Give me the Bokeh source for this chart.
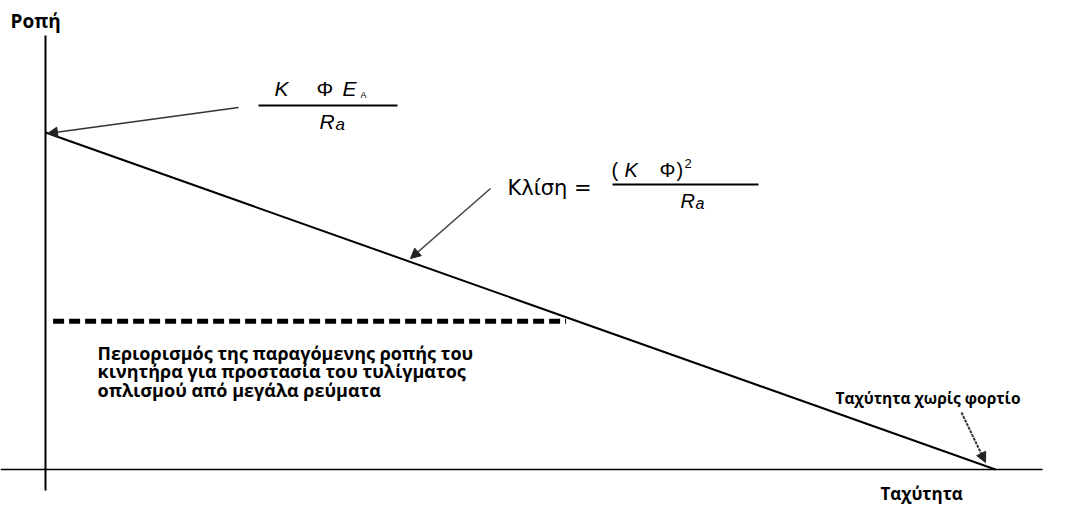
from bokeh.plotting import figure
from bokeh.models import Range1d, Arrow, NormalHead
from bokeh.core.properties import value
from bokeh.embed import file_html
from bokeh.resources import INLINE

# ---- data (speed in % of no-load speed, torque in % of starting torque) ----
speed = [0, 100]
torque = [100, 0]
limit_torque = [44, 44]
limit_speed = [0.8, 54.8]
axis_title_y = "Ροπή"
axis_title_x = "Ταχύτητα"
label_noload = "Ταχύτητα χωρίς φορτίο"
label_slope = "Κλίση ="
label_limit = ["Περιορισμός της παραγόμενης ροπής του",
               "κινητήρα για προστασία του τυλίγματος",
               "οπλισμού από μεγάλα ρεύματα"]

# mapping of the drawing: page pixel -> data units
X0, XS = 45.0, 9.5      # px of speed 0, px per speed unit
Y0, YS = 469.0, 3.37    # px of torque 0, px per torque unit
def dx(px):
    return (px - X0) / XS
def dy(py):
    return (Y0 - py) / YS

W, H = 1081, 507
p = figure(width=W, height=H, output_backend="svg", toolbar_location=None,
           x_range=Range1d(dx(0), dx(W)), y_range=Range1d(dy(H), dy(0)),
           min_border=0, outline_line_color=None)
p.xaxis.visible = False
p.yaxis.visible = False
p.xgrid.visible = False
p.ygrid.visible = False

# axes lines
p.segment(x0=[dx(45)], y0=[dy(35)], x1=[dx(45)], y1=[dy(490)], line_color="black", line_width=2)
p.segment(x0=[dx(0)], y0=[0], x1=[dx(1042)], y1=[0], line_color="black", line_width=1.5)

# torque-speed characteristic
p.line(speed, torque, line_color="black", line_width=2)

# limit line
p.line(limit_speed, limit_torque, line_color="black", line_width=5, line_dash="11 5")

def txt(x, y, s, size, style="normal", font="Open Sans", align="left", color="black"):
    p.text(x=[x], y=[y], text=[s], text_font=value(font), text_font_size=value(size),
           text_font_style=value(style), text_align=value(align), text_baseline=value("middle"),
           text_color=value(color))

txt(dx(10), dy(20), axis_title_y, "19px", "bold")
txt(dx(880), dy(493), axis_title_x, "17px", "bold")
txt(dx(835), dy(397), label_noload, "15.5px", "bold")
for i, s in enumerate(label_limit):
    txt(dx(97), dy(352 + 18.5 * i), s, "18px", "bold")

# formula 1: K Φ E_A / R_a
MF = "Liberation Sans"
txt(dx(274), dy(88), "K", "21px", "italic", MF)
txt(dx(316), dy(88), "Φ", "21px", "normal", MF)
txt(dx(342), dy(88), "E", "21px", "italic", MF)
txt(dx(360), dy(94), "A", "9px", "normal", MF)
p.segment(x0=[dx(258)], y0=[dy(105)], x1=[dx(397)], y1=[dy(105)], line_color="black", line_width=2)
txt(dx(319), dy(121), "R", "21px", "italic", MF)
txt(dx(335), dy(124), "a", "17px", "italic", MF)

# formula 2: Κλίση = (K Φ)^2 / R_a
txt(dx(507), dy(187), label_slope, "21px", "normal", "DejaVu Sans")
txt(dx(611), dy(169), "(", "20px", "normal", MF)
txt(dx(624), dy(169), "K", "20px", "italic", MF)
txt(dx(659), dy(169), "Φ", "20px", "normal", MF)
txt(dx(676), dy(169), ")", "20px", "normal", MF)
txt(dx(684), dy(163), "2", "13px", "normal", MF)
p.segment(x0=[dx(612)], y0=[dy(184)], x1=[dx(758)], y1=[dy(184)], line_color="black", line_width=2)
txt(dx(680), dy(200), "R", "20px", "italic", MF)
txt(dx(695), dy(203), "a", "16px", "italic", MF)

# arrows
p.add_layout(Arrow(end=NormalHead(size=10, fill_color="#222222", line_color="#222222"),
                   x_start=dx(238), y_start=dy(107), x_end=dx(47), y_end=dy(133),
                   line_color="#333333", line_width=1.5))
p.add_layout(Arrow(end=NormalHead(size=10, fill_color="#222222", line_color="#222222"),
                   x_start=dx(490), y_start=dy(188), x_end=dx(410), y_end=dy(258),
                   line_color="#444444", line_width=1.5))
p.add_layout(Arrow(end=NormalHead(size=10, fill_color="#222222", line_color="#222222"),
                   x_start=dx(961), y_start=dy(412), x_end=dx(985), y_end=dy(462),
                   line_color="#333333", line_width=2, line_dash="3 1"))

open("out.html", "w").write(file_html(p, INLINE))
==============================
» INSTRUCTION
Transcribe the opening line of the listing above, please, and every line after it through the line with "from bokeh.resources import INLINE", word for word, without pictures.

» SOLVED PROBLEM
Give me the Bokeh source for this chart.
from bokeh.plotting import figure
from bokeh.models import Range1d, Arrow, NormalHead
from bokeh.core.properties import value
from bokeh.embed import file_html
from bokeh.resources import INLINE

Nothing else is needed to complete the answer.